Jaws Of Satan also has flat direction from t.v. vet Bob Claver that emphasizes the story’s eccentric nature and unintentional humor by refusing to acknowledge what a weird mishmash it is. His humdrum direction tends to turn the snake attack scenes into self-parodies: a scene where a comic-relief cop hunts for a snake in a deserted store plays like an outtake from The Dukes Of Hazzard and a brief scene where the snake turns up at the local lovers’ lane ends in a way that will inspire a burst of laughter rather than a shiver. The booming, melodramatic score by Roger Kellaway in these moments painfully accentuates the lack of genuine horror.
In fairness, the film does have a few solid elements: Weaver gives a likeably, surprisingly funny performance as the self-doubting priest and cinematographer Dean Cundey provides some well-lit, occasionally atmospheric camera setups when he isn’t being hampered by the direction. There’s also the novelty of seeing an elementary-school age Christina Applegate in her first film, fending off a snake in one of the better attack scenes. That said, Jaws Of Satan is more notable for its eccentricities and accidental humor content than anything else, making it perfect late-night fodder for the bad movie aficionados.

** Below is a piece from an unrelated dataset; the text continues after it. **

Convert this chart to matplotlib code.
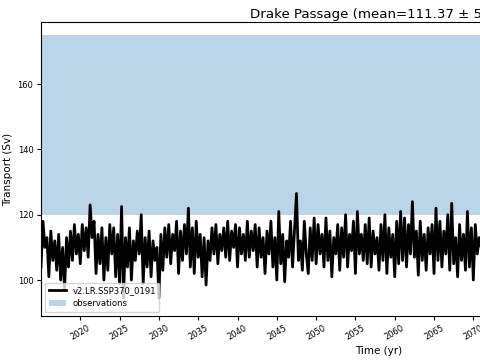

Blu-Ray Notes: Jaws Of Satan recently made its high-def debut on a double feature disc from Scream Factory, paired with Empire Of The Ants. The transfer looks nice, with good colors and a strong level of detail. The stereo audio is presented in DTS and offers a clear mix free of distortion. Extras for this film are limited to a trailer under the alternate title King Cobra but the addition of Empire Of The Ants and a few extras for that title make this disc a good deal for revenge-of-nature film fans.